EL FUTURO DE LAS CATEDRALES

Son muchas, comprometidas, comprometedoras, y con fundamentos teológicos, pastorales y aún cívicas, las conclusiones a las que se llega después del peregrinaje efectuado por las catedrales. De entre ellas, destaco algunas:

Catedrales-catedrales hay muchas más que las citadas. Y no solo porque en las mismas tengan su sede -cátedra- los obispos. La identificación en exclusiva de catedral con el templo por antonomasia en las demarcaciones diocesanas es algo contingente. Casi “de quita y pon”, contando siempre, y por encima de todo, con el bien del pueblo, que es lo que de verdad deberá importar, e interesarle a la Iglesia.

Tanto las catedrales-catedrales como las parroquias y otros “lugares sagrados”, no poseen exclusividad alguna para que los cristianos, personal o colectivamente, se relacionen con Dios, le rindan el culto debido y se sientan Iglesia y en común unión - COMUNIÓN – con el mundo. Es posible, cierto para muchos, que precisamente las catedrales es en donde con dificultades mayores -insalvables, a veces- sea factible relacionarse religiosamente con Dios, sentirse hijos, hermanos y hermanas . El obispo, por obispo, lo dificulta en términos y proporciones muy considerables.

Tal y como estos ejercen la función episcopal, con sus solemnes “tomas de posesión”, “entronizaciones” y otras zarandajas litúrgicas y canónicas, hasta el presente, con el previo nombramiento político-eclesiástico, la conversión de lugar y ministerio “sagrados”, precisa urgente y penitencial reforma.

En la mayoría de las catedrales sobran actos de culto. Y santos y santas. No caben más. Ni más novenarios y triduos. No obstante, y tal vez por eso, faltan que la comunión entre obispos y clero, obispos y canónigos y obispos, canónigos y el pueblo, pese a que alguna que otra ceremonia litúrgica, con mascarilla o sin ella, pudiera contradecirlo.
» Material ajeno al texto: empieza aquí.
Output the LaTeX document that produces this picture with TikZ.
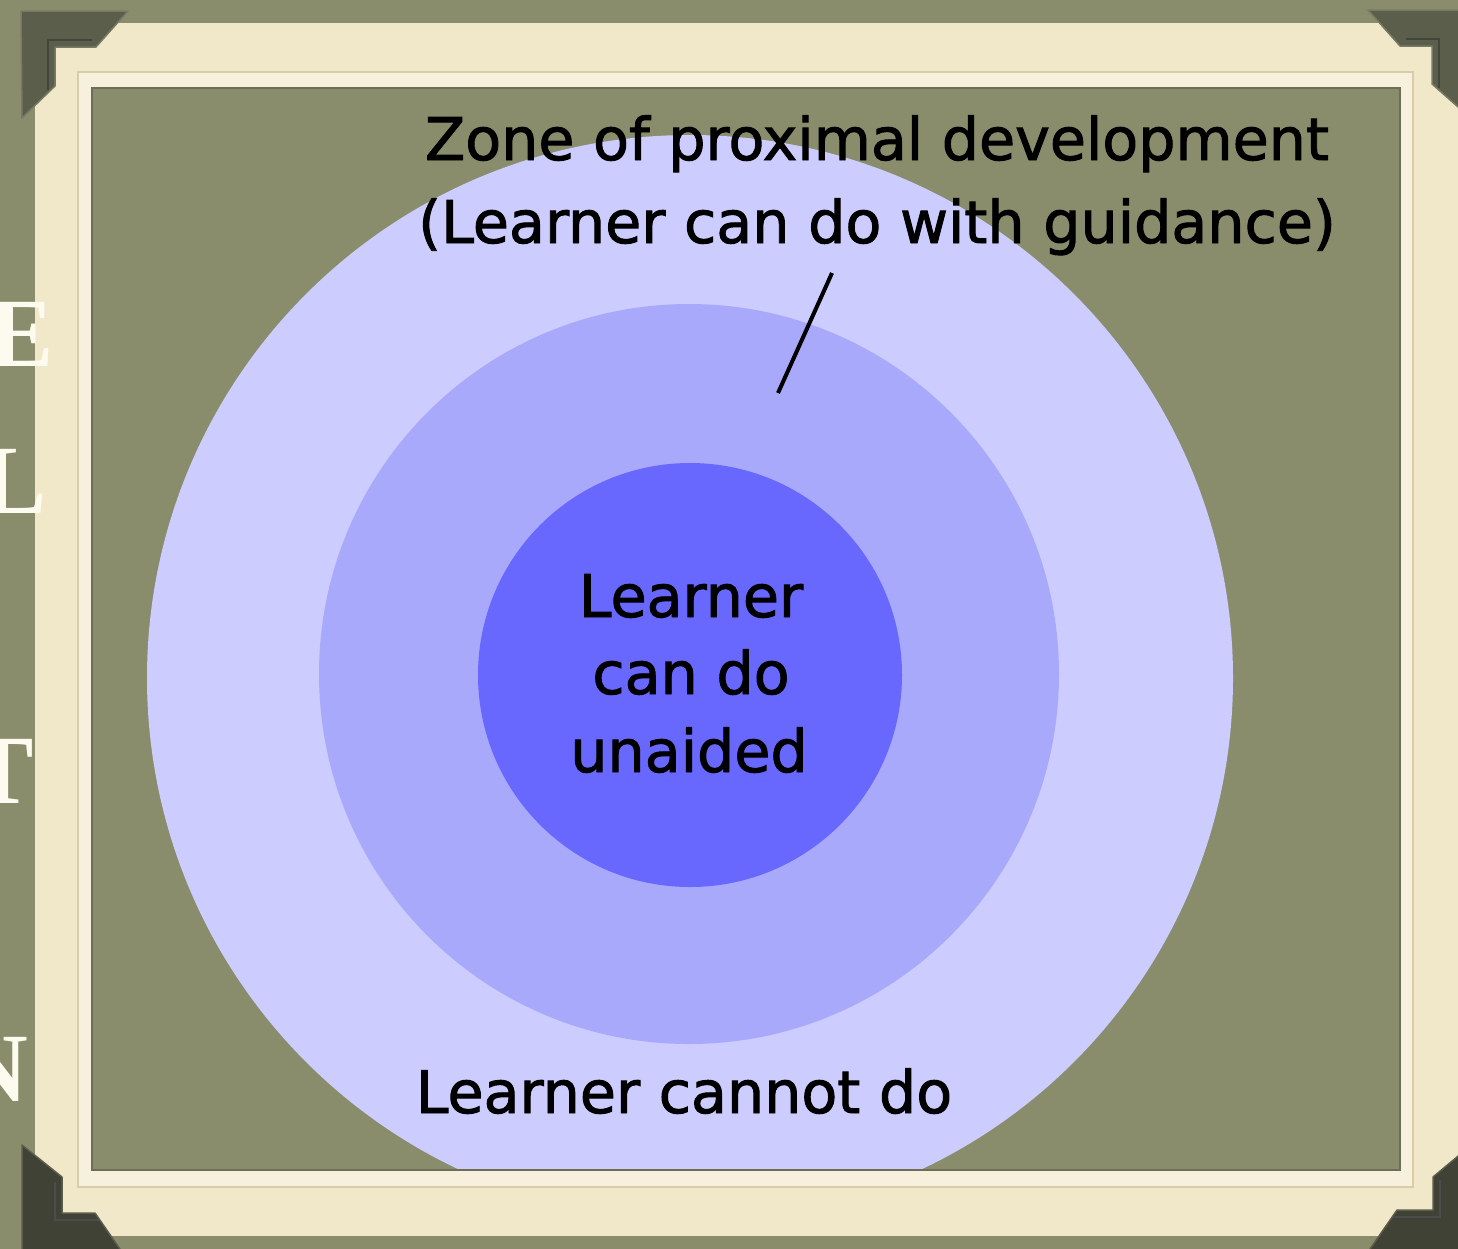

A las catedrales, es decir, a los señores obispos en ellas “entronizados”, les sobran mitras y báculos. Y bendiciones rituales. Y, en grandes proporciones, sobre todo, dosis de inciensos. Y paganerías. Y protagonismos. Y acólitos, con inclusión ilustrísima de los señores canónigos. Sobran protagonismos. Colores y colorines. Y homilías largas y aburridas, siempre las mismas y recitadas con idéntico tono de voz y de gestos y selección de terminología clerical, al margen de la vida y del saber y entender de los jóvenes.

Las catedrales, como espacios únicos y sublimes para relacionarse con Dios, como miembros de la Iglesia, están de más, re- convertidas en anti-sagradas. No es posible rezar, ni comunicarse con Dios y con los demás, en medio de tantas riquezas, tantos simbolismos y ritualismos paganos, rematadamente mal “cristianizados” y con el testimonio permanente, anti- constitucional, ofensivo y absurdo respecto a la discriminación de la mujer y, en general, del laicado, condenado de por vida y seudo- dogmas, a recitar el AMÉN sin ser ni experimentar ser ni pueblo ni “palabras de Dios”.

Las catedrales con precisamente los lugares y las situaciones en las que las discriminaciones campean con fulgores más “irreligiosos”, por tanto, anti sociales y anti-evangelio. El pueblo-pueblo se ha percatado de ello y las catedrales se despueblan, respondiendo al clamor de sus campanas solo en los días de fiesta, para admirar los cortejos o para ser admirados.

Las catedrales- templos (como el de Jerusalén) no fueron lugares de oración que frecuentara Jesús. Templos para tal menester fueron para él los montes y el desierto. Y las noches. Reeducar en este Evangelio es ministerio y condición indispensablemente sinodal “y en salida”. Estos lugares y situaciones son los que, desde el más elemental planteamiento teológico de la ecología, es lo que le hace falta hoy a la Iglesia, tal y como lo proclama el papa Francisco con sacrosanta insistencia.

No es, ni será, solo o fundamental, en la Iglesia, que sus catedrales sean otros tantos museos, con obras de arte únicas en el mundo. Sobre tal condición museística, la verdadera justificación religiosa está en lo de la cátedra episcopal. De no ser así, como acontece con denodada frecuencia, más que obispos, faltarían en las diócesis expertos en arte, cuya solución y arreglo serían más factibles.